Stored rows:
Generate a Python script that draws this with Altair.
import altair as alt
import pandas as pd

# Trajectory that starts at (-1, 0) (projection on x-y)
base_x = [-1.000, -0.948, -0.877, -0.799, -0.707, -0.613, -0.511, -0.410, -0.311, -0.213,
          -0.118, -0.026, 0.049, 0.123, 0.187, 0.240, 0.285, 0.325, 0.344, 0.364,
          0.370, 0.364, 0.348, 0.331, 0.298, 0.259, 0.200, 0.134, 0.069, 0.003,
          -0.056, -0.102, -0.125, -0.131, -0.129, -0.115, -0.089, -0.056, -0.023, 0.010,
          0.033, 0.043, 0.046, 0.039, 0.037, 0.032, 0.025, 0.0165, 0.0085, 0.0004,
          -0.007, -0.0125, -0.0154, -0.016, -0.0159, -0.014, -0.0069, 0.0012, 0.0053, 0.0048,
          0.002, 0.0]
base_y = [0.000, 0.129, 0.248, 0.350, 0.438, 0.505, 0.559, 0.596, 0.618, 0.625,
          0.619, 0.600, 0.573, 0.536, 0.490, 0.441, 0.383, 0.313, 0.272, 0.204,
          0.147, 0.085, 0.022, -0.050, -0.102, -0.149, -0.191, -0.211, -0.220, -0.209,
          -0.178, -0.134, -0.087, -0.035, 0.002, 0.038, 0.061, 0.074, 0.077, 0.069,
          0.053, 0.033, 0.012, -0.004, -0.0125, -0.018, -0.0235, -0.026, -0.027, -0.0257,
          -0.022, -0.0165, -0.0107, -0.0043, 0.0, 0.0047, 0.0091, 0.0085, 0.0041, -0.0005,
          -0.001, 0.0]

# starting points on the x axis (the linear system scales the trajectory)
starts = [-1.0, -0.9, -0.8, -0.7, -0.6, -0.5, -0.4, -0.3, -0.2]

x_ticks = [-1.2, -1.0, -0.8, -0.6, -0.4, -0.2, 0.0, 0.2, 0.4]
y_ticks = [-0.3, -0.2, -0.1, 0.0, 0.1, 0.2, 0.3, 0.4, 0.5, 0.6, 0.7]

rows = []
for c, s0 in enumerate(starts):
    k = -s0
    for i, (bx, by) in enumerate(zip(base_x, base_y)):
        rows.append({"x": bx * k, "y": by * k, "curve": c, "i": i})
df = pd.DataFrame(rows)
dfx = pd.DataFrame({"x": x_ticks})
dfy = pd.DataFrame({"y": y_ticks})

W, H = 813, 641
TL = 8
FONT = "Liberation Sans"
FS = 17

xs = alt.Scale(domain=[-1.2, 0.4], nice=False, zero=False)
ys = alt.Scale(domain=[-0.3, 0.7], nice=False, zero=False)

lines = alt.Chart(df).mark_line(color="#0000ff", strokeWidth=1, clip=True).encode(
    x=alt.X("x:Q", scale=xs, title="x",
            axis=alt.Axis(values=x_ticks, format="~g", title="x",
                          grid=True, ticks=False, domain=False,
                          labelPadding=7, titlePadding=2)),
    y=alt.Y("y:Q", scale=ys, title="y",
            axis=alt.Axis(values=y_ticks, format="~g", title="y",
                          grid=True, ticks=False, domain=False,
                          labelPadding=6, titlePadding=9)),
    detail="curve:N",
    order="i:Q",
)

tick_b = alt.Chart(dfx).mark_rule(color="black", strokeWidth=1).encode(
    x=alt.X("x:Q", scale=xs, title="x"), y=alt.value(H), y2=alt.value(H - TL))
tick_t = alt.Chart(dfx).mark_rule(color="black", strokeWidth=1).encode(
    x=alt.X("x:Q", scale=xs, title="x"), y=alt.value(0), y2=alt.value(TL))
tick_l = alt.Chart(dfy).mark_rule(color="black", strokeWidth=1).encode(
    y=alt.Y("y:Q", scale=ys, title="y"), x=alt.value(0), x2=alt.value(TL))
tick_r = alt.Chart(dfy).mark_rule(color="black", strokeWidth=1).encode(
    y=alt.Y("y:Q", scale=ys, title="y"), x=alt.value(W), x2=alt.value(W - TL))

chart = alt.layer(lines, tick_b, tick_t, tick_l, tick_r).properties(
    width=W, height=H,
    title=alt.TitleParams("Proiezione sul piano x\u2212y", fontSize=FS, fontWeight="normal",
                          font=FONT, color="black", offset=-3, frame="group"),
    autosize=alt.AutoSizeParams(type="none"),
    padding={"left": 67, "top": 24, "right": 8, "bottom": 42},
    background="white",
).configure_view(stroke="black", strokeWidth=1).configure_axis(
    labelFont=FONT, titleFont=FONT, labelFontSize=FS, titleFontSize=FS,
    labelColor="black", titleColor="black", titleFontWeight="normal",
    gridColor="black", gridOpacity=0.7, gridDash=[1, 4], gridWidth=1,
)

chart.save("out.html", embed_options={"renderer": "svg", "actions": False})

---

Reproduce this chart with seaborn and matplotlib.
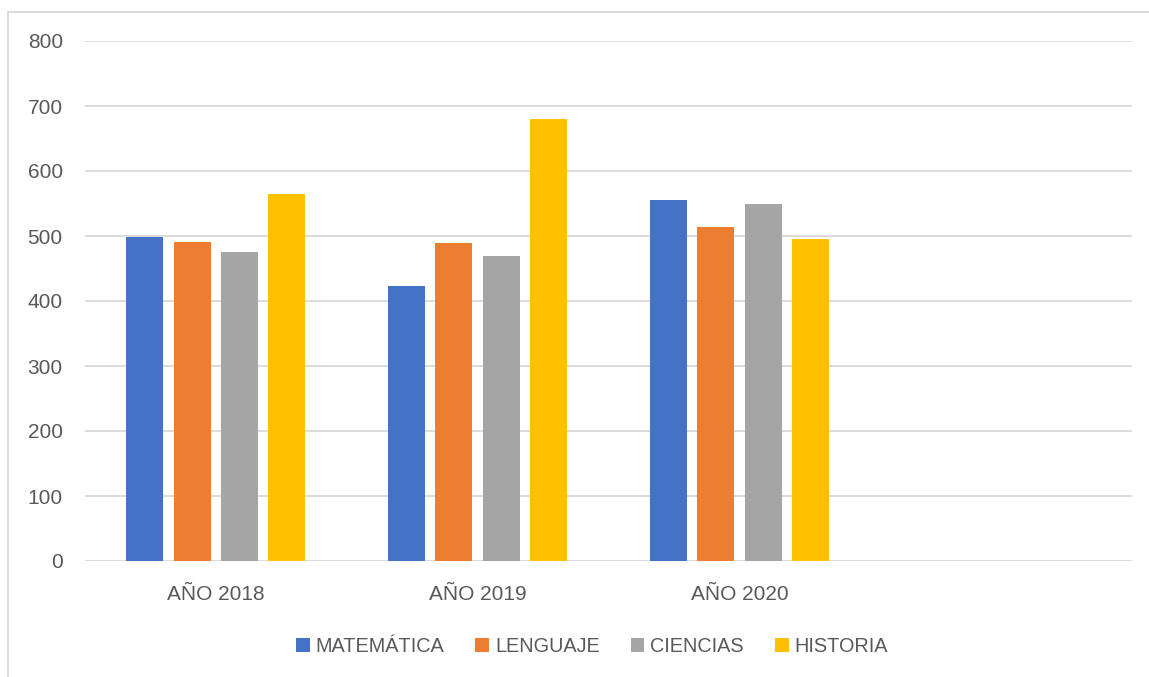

What to produce: Print exactly the lines above from the one with "Generate a Python" to the one with "import pandas as pd", including both.

Written solution:
Generate a Python script that draws this with Altair.
import altair as alt
import pandas as pd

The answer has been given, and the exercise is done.